··· SOURCE MATERIAL ···

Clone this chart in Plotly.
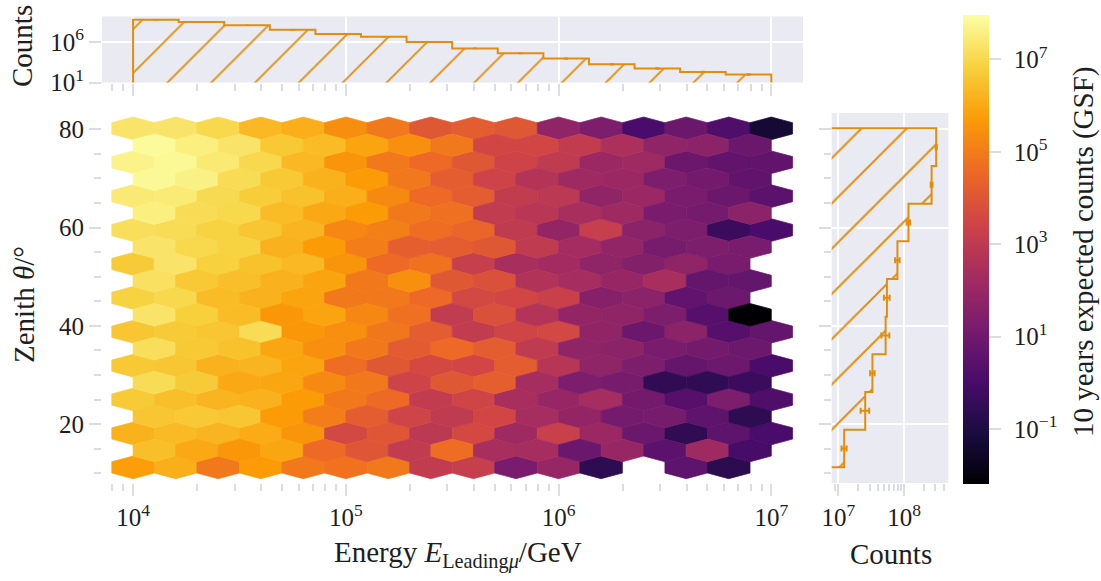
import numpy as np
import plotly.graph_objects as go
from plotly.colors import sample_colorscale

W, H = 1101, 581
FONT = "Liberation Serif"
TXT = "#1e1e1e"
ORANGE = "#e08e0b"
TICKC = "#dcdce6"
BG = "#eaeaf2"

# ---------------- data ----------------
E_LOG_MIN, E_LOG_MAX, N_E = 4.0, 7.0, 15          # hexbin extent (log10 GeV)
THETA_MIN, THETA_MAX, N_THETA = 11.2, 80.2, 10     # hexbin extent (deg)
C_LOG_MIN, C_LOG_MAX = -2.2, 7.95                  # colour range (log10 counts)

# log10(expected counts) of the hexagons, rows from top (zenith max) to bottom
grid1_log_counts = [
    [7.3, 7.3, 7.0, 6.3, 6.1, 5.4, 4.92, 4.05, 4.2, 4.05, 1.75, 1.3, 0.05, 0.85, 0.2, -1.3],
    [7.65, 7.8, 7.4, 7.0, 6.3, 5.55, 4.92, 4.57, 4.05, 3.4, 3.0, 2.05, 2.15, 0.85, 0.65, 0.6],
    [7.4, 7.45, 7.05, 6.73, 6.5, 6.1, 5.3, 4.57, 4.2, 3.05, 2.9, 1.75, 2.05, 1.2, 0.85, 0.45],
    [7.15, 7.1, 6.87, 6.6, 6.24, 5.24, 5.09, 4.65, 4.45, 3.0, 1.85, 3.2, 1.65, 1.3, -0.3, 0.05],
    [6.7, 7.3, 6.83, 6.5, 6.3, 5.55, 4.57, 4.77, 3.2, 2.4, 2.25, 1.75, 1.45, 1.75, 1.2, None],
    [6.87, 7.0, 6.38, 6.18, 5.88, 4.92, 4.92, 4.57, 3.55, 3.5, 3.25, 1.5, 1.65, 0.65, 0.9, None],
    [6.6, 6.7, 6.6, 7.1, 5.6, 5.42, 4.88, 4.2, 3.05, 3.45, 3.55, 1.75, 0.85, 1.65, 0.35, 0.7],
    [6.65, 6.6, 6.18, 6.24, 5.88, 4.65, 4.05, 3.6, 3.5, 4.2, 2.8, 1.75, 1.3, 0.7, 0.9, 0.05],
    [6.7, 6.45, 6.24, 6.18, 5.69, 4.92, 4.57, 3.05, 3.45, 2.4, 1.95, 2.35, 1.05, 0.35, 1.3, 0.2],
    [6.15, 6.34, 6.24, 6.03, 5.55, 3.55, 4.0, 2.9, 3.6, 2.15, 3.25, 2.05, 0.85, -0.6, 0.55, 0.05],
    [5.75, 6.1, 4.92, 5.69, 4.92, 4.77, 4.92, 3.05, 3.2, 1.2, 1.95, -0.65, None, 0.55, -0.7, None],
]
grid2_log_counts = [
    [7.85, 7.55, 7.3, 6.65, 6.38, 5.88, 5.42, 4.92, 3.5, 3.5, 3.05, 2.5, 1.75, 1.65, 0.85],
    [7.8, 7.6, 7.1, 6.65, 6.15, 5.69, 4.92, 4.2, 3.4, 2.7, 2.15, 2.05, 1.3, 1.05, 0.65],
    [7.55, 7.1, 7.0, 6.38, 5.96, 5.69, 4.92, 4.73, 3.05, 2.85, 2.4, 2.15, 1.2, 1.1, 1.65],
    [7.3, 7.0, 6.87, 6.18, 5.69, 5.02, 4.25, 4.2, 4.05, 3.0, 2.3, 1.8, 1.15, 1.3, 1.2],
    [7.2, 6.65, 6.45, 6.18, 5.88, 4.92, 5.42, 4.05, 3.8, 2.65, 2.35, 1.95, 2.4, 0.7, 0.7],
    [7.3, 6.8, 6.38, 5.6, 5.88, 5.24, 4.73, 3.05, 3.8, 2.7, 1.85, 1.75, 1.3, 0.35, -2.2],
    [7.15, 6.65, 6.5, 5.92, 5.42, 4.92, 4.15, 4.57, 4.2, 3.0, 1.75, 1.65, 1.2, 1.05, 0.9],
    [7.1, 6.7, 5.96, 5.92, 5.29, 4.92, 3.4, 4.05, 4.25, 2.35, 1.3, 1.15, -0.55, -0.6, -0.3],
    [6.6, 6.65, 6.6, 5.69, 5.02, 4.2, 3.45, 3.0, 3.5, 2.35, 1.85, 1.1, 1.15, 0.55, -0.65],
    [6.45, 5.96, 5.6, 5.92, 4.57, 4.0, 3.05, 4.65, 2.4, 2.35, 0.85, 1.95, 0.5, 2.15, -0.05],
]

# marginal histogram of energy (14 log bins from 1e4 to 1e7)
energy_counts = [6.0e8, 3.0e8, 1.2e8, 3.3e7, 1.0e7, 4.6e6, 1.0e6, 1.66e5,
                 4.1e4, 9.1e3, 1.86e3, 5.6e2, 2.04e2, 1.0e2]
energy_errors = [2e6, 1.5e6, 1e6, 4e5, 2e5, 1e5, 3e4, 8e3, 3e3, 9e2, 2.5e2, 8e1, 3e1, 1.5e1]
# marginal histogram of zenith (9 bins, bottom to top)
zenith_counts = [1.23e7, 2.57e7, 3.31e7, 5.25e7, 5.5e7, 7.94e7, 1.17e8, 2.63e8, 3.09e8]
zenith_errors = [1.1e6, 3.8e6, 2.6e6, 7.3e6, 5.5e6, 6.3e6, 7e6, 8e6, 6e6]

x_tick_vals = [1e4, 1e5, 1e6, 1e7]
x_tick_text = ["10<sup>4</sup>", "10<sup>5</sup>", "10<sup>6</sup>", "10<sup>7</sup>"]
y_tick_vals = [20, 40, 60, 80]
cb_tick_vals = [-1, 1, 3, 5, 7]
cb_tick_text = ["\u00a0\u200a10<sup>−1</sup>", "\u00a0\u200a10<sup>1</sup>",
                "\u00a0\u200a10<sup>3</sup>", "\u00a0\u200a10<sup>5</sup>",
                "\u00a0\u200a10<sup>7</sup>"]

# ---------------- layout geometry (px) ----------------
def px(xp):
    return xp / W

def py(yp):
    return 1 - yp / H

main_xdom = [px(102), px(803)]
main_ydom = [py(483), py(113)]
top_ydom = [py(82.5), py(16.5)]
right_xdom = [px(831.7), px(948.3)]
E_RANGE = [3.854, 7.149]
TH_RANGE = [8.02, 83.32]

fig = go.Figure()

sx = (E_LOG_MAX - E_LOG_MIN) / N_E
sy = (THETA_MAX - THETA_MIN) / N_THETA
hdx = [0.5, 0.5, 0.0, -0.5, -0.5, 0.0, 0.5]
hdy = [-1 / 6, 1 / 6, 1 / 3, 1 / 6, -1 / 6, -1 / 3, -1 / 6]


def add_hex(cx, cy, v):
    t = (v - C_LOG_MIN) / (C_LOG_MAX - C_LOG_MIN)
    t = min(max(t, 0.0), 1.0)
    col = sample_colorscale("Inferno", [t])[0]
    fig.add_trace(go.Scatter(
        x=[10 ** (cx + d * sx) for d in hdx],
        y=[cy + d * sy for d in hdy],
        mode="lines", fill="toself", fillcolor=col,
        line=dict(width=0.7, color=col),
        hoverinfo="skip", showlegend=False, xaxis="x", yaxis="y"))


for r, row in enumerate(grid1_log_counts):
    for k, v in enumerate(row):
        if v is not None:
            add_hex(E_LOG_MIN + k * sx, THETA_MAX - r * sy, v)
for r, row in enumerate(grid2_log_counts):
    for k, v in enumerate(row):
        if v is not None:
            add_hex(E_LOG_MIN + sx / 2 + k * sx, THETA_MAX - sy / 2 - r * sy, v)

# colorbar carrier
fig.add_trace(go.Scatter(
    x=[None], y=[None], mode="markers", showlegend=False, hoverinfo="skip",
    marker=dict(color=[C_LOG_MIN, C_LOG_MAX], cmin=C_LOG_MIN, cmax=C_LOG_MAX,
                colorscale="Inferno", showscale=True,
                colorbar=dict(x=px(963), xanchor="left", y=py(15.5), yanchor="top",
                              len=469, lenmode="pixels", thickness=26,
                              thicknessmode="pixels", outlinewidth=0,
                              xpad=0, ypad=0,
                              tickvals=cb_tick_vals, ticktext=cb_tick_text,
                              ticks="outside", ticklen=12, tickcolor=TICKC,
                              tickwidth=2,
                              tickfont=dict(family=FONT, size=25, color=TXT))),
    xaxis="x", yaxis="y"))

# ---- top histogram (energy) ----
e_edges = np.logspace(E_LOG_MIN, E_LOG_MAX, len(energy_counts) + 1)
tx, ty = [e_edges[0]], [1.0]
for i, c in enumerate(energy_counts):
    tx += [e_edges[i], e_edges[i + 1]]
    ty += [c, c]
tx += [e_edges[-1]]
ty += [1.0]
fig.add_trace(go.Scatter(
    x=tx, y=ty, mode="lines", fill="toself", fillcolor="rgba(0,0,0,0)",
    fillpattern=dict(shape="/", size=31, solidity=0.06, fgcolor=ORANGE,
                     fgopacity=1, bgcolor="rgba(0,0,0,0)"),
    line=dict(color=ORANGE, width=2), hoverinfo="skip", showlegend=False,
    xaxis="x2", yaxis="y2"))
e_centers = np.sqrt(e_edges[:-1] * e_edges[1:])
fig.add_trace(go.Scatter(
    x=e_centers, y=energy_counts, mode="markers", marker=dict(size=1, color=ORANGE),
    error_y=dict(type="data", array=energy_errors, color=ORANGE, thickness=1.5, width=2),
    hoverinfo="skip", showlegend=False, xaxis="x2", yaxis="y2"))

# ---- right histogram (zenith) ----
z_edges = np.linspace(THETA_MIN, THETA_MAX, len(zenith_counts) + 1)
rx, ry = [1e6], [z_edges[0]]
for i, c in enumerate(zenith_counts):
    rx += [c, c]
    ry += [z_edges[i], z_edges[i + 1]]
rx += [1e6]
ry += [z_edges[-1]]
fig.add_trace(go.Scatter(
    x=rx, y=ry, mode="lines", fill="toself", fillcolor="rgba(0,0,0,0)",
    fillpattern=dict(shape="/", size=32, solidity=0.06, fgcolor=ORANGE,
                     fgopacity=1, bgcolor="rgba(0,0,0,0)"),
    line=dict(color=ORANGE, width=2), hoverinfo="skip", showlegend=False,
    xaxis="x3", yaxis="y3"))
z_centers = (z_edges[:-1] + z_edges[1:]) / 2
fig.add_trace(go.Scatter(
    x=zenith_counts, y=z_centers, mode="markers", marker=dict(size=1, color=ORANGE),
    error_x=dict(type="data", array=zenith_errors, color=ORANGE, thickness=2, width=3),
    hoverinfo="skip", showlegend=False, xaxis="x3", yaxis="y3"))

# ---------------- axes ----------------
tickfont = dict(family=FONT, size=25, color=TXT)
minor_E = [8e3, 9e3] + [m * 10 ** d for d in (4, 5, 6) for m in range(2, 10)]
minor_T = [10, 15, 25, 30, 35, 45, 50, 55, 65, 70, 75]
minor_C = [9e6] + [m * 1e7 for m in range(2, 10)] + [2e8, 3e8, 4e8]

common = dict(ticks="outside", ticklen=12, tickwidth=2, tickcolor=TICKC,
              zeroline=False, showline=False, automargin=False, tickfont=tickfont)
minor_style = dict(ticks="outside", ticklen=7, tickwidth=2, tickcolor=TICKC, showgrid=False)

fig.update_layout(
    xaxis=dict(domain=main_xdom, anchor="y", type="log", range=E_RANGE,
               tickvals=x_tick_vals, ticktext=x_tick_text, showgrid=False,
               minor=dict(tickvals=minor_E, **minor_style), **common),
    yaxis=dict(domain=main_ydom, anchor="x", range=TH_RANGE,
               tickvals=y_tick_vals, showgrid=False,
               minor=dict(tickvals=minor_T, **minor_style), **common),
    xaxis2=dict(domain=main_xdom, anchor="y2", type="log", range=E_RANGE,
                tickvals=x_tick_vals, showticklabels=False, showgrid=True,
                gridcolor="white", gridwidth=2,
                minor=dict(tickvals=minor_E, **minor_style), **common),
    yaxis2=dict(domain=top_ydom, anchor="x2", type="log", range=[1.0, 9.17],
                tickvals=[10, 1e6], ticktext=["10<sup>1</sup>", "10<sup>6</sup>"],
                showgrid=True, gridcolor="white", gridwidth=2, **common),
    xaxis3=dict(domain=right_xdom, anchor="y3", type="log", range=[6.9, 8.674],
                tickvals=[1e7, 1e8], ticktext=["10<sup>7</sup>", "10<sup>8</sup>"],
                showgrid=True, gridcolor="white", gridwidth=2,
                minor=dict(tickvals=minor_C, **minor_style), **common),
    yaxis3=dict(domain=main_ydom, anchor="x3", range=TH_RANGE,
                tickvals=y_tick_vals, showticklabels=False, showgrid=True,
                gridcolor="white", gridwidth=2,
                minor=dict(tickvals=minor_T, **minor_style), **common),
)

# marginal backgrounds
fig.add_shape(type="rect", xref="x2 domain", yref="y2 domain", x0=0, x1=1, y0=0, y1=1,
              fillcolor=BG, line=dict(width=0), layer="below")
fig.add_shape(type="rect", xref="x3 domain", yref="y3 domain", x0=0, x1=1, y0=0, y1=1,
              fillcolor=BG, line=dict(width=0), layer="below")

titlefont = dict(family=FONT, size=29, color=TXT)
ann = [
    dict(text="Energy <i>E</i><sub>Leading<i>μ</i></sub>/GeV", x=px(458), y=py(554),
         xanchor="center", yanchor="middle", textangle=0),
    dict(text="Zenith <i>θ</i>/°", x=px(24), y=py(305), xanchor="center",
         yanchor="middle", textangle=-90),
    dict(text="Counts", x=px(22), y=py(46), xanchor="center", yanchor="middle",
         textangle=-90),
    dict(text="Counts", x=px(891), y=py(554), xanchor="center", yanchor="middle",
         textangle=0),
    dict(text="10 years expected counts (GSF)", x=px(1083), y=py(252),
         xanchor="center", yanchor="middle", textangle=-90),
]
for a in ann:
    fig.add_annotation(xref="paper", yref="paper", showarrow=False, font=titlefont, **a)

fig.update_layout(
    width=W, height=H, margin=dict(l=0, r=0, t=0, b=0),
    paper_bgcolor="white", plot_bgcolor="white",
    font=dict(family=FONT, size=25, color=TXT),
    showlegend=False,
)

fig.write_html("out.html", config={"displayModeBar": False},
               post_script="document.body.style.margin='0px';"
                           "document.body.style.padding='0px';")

···

Write out exactly the lines between the start of the data and the line with "C_LOG_MIN, C_LOG_MAX = -2.2, 7.95", including both, but none of the pictures.

● SOLUTION TO THE PROBLEM:
Clone this chart in Plotly.
import numpy as np
import plotly.graph_objects as go
from plotly.colors import sample_colorscale

W, H = 1101, 581
FONT = "Liberation Serif"
TXT = "#1e1e1e"
ORANGE = "#e08e0b"
TICKC = "#dcdce6"
BG = "#eaeaf2"

# ---------------- data ----------------
E_LOG_MIN, E_LOG_MAX, N_E = 4.0, 7.0, 15          # hexbin extent (log10 GeV)
THETA_MIN, THETA_MAX, N_THETA = 11.2, 80.2, 10     # hexbin extent (deg)
C_LOG_MIN, C_LOG_MAX = -2.2, 7.95                  # colour range (log10 counts)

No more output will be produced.